— start of Data provided —

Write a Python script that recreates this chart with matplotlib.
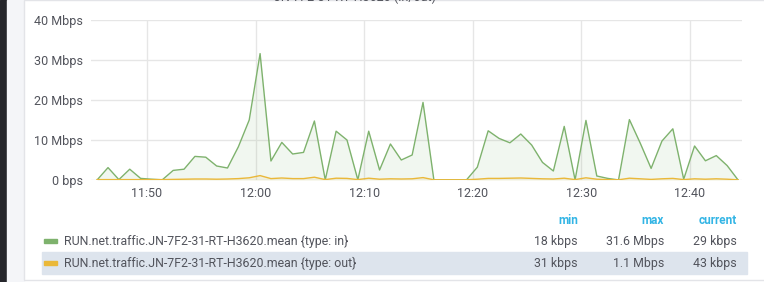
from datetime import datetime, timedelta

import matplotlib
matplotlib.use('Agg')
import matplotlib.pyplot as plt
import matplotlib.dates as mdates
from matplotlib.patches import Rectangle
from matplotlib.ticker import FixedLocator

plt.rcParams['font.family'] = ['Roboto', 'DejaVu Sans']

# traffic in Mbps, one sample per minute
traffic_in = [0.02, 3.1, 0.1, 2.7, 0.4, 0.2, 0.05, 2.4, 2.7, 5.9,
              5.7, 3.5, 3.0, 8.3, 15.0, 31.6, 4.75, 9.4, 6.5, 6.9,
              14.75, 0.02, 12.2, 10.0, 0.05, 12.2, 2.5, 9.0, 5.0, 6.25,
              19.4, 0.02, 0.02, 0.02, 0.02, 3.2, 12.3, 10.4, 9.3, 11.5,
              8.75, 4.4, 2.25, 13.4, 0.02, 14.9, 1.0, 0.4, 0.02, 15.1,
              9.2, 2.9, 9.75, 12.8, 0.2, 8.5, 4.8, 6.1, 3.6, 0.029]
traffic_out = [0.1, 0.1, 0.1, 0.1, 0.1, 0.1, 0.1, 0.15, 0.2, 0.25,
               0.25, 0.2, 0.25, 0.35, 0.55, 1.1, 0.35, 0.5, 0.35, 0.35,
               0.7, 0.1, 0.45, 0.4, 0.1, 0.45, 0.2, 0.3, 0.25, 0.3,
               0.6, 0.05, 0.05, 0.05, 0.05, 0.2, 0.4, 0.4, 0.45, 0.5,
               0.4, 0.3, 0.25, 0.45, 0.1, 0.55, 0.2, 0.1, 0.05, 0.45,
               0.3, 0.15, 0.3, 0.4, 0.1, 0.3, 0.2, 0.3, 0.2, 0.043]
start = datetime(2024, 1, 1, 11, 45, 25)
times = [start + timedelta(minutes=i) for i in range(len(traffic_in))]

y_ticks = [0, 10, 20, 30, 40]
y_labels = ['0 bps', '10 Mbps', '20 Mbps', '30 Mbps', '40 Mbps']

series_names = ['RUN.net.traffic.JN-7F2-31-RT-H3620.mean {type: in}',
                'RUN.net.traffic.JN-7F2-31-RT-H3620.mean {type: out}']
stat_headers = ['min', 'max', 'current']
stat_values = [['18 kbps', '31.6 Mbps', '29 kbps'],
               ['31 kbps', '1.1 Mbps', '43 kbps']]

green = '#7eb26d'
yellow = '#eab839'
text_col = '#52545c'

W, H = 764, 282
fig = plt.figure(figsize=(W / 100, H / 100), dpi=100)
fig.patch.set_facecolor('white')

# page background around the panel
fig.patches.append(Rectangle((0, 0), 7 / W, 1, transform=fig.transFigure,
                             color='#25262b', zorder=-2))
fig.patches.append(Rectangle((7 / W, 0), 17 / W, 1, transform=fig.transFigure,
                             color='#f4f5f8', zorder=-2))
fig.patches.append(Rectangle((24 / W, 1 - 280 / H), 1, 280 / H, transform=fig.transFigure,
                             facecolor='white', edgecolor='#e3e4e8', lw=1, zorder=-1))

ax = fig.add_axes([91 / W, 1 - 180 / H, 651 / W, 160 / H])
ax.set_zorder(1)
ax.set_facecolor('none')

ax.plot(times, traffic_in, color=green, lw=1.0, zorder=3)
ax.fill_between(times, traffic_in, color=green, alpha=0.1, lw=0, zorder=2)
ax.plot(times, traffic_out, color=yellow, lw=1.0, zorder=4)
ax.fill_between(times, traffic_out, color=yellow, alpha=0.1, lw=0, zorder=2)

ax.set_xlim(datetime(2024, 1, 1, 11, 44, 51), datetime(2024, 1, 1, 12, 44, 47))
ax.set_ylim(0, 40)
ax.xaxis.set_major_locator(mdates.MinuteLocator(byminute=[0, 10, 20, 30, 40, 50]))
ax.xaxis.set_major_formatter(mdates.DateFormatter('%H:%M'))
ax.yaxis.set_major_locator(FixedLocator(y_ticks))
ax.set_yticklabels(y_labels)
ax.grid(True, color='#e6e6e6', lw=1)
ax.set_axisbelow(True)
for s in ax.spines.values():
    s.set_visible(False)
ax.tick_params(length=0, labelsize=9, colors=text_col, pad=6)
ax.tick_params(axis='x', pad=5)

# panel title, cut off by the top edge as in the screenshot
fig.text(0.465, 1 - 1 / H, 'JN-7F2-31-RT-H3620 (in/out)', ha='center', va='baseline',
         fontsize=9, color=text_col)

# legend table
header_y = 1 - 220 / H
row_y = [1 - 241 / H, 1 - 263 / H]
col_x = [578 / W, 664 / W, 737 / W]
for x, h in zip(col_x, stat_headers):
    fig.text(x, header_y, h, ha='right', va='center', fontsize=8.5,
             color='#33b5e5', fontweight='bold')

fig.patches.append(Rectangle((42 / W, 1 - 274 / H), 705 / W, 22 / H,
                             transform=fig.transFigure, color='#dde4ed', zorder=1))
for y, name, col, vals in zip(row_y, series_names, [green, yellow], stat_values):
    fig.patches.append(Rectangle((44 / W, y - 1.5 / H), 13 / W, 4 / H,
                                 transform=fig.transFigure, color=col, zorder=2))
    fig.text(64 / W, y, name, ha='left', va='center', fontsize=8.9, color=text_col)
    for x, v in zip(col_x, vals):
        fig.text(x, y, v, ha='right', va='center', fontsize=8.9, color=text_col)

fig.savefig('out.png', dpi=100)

— end of Data provided —

Extract all lines from the data in which "matplotlib" is found.

### [Solution to this problem]
Write a Python script that recreates this chart with matplotlib.
import matplotlib
matplotlib.use('Agg')
import matplotlib.pyplot as plt
import matplotlib.dates as mdates
from matplotlib.patches import Rectangle
from matplotlib.ticker import FixedLocator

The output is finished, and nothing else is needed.